Gaining Momentum: Asia Pacific Hotel Investment Successfully Rebounds

Growing an impressive 46% year-on-year to reach US$12.1 billion, Asia Pacific hotel investment came back strong in 2021. According to the latest CBRE research, the industry’s steady rebound was founded on a growing volume of capital looking to increase their exposure to the sector. “Hotels are among the sectors poised to benefit as the region’s borders reopen. The sector offers attractive risk-adjusted yields and asset repositioning opportunities to investors seeking enhanced returns. Hotels have gained appeal as a potential inflation hedge due to the sector’s uniquely short lease period measured in days rather than months or years as with other property types,” said Steve Carroll, CBRE’s Head of Hotels & Hospitality, Capital Markets, Asia Pacific.


Seeking diverse value-add opportunities, investors are increasingly eyeing the hospitality sector. Positively impacted by a continuous reopening of borders and easing travel restrictions, capital owners such as REITs, private offices, and a growing volume of private equity are purchasing properties to upgrade guest offerings in anticipation of the recovered tourist demand, as well as converting some hotel assets into offices and co-living spaces.

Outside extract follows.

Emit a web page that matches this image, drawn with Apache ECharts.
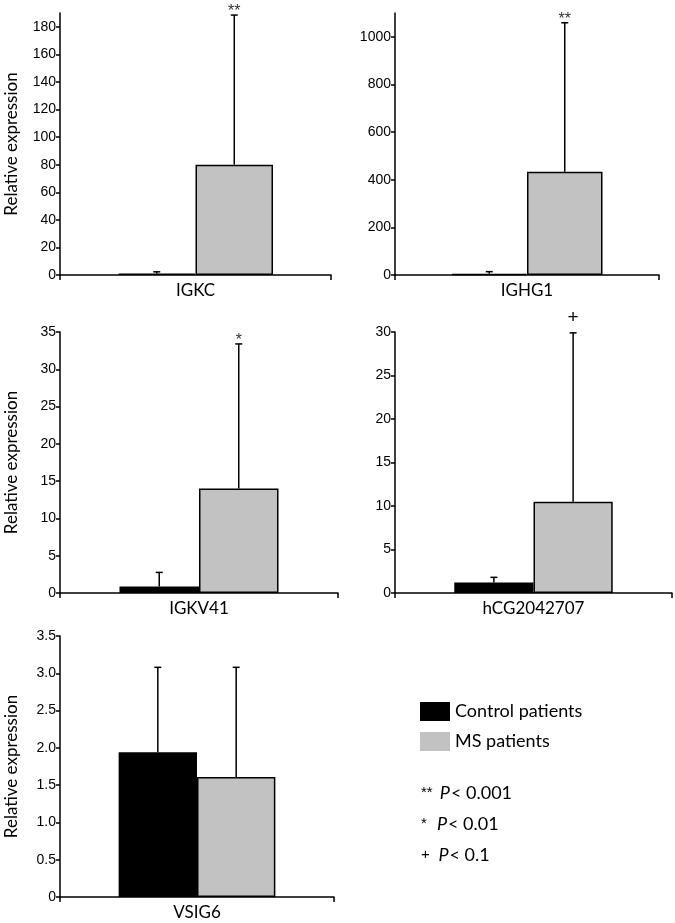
<!DOCTYPE html>
<html>
<head>
<meta charset="utf-8">
<script src="https://cdn.jsdelivr.net/npm/echarts@6/dist/echarts.min.js"></script>
<style>html,body{margin:0;padding:0;background:#fff}#c{width:675px;height:923px}</style>
</head>
<body>
<div id="c"></div>
<script>
// ---- data ----
const categories = ['IGKC', 'IGHG1', 'IGKV41', 'hCG2042707', 'VSIG6'];
const controlMean = [1.0, 5, 0.88, 1.22, 1.94];
const controlErrTop = [2.3, 14, 2.76, 1.8, 3.08];
const msMean = [80, 433, 14, 10.5, 1.61];
const msErrTop = [188.5, 1059, 33.4, 29.9, 3.08];
const sigMarks = ['**', '**', '*', '+', ''];
const yMax = [190, 1100, 35, 30, 3.5];
const yTicks = [
  [0, 20, 40, 60, 80, 100, 120, 140, 160, 180],
  [0, 200, 400, 600, 800, 1000],
  [0, 5, 10, 15, 20, 25, 30, 35],
  [0, 5, 10, 15, 20, 25, 30],
  [0, 0.5, 1.0, 1.5, 2.0, 2.5, 3.0, 3.5]
];
const seriesNames = ['Control patients', 'MS patients'];
const pLegend = [['**', '0.001'], ['*', '0.01'], ['+', '0.1']];

// ---- layout ----
const grids = [
  {left: 60, top: 13, width: 271, height: 262},
  {left: 395, top: 13, width: 264, height: 262},
  {left: 60, top: 332, width: 278, height: 261},
  {left: 395, top: 332, width: 277, height: 261},
  {left: 60, top: 636, width: 274, height: 261}
];
const showName = [true, false, true, false, true];
const BAR_FRAC = 0.286;
const labelFont = 'Lato, "Open Sans", sans-serif';
const tickFont = '"Liberation Sans", Arial, sans-serif';

const xAxes = [], yAxes = [], series = [];
categories.forEach((cat, i) => {
  xAxes.push({
    gridIndex: i, type: 'category', data: [cat],
    axisLine: {lineStyle: {color: '#000', width: 1.5}},
    axisTick: {show: true, length: 5, lineStyle: {color: '#000', width: 1.5}},
    axisLabel: {color: '#000', fontSize: 17, fontFamily: labelFont, margin: 7}
  });
  yAxes.push({
    gridIndex: i, type: 'value', min: 0, max: yMax[i],
    name: showName[i] ? 'Relative expression' : '',
    nameLocation: 'middle', nameGap: 40,
    nameTextStyle: {color: '#000', fontSize: 17, fontFamily: labelFont},
    splitLine: {show: false},
    axisLine: {show: true, lineStyle: {color: '#000', width: 1.5}},
    axisTick: {show: true, length: 4, customValues: yTicks[i], lineStyle: {color: '#000', width: 1.5}},
    axisLabel: {
      customValues: yTicks[i], color: '#000', fontSize: 14, fontFamily: tickFont, margin: 4,
      formatter: v => (i === 4 && v !== 0) ? v.toFixed(1) : String(v)
    }
  });
  series.push({
    name: seriesNames[0], type: 'bar', xAxisIndex: i, yAxisIndex: i,
    data: [controlMean[i]], barWidth: (BAR_FRAC * 100) + '%', barGap: '0%',
    itemStyle: {color: '#000', borderColor: '#000', borderWidth: 1.5}
  });
  series.push({
    name: seriesNames[1], type: 'bar', xAxisIndex: i, yAxisIndex: i,
    data: [msMean[i]], barWidth: (BAR_FRAC * 100) + '%', barGap: '0%',
    itemStyle: {color: '#c2c2c2', borderColor: '#000', borderWidth: 1.5}
  });
  series.push({
    type: 'custom', xAxisIndex: i, yAxisIndex: i, z: 5, silent: true,
    data: [[0, controlMean[i], controlErrTop[i], -1], [0, msMean[i], msErrTop[i], 1]],
    renderItem: (params, api) => {
      const cx = api.coord([api.value(0), 0])[0];
      const band = api.size([1, 0])[0];
      const side = api.value(3);
      const x = cx + side * band * BAR_FRAC / 2;
      const y1 = api.coord([0, api.value(1)])[1];
      const y2 = api.coord([0, api.value(2)])[1];
      const mark = params.dataIndex === 1 ? sigMarks[i] : '';
      const children = [
        {type: 'line', shape: {x1: x, y1: y1, x2: x, y2: y2}, style: {stroke: '#000', lineWidth: 1.5}},
        {type: 'line', shape: {x1: x - 3.5, y1: y2, x2: x + 3.5, y2: y2}, style: {stroke: '#000', lineWidth: 1.5}}
      ];
      if (mark) {
        const isPlus = mark === '+';
        children.push({
          type: 'text',
          style: {
            text: mark, x: x, y: y2 - (isPlus ? 15 : 3),
            align: 'center', verticalAlign: 'middle',
            fill: isPlus ? '#000' : '#333', fontSize: isPlus ? 19 : 16, fontFamily: tickFont
          }
        });
      }
      return {type: 'group', children: children};
    }
  });
});

const graphics = pLegend.map((p, k) => ({
  type: 'text', left: 421, top: 784 + k * 31,
  style: {
    text: '{s|' + p[0] + '}{i|P}{n|< ' + p[1] + '}',
    rich: {
      s: {width: 26, align: 'center', fontSize: 15, fontFamily: tickFont, fill: '#000'},
      i: {fontStyle: 'italic', fontSize: 18, fontFamily: labelFont, fill: '#000'},
      n: {fontSize: 18, fontFamily: labelFont, fill: '#000', padding: [0, 0, 0, 1]}
    }
  }
}));

const chart = echarts.init(document.getElementById('c'), null, {renderer: 'canvas'});
chart.setOption({
  animation: false,
  backgroundColor: '#fff',
  grid: grids,
  xAxis: xAxes,
  yAxis: yAxes,
  series: series,
  legend: {
    data: seriesNames, orient: 'vertical', left: 415, top: 697,
    itemWidth: 30, itemHeight: 19, itemGap: 11, icon: 'rect',
    itemStyle: {borderWidth: 0},
    textStyle: {color: '#000', fontSize: 18, fontFamily: labelFont}
  },
  graphic: graphics
});
</script>
</body>
</html>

This phenomenon is particularly evident in Hong Kong SAR and Singapore where there is ample demand for cost-effective accommodation amid a rather rigid rental market. Mr. Atakawee Choosang, Head of Hotels, CBRE Thailand commented, “For Thailand, hotel owners and developers are re-examining ways to better utilize spaces in light of the new norm post-COVID-19, otherwise exploring potentially selling their assets. For existing hotels, many operators and investors have taken advantage of the pandemic-induced lull in guests to upgrade and refurbish in preparation for the full return of guests, investing CapEx to implement new technology such as smart systems as key points of differentiation.”


In terms of the sub-sector demand, the resort segment seems to be leading the way. CBRE expects to see more capital investment in leisure-focused properties in the second half of 2022 as competition for choice assets heats up in anticipation of a full recovery in occupancy. Meanwhile, the sentiment remains cautious towards urban hotels, which are probably to lag the recovery since companies continue to maintain a cost-sensitive approach towards corporate travel.

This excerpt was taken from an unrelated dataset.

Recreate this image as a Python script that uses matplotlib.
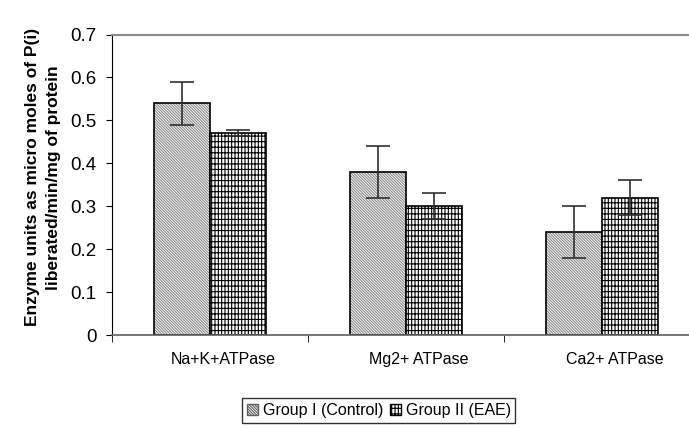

“With recovery on the cards for the industry, hotels will soon be welcoming a different type of traveler post-pandemic. There will be a greater emphasis on technology, whether for ensuring hygiene and safety for leisure guests or enhancing conference room and business meeting capabilities for business travelers. Growing environmental and social awareness among consumers is another emerging trend that will drive further ESG adoption in the hotel sector and shape future transactions in this space,” added Mr. Carroll.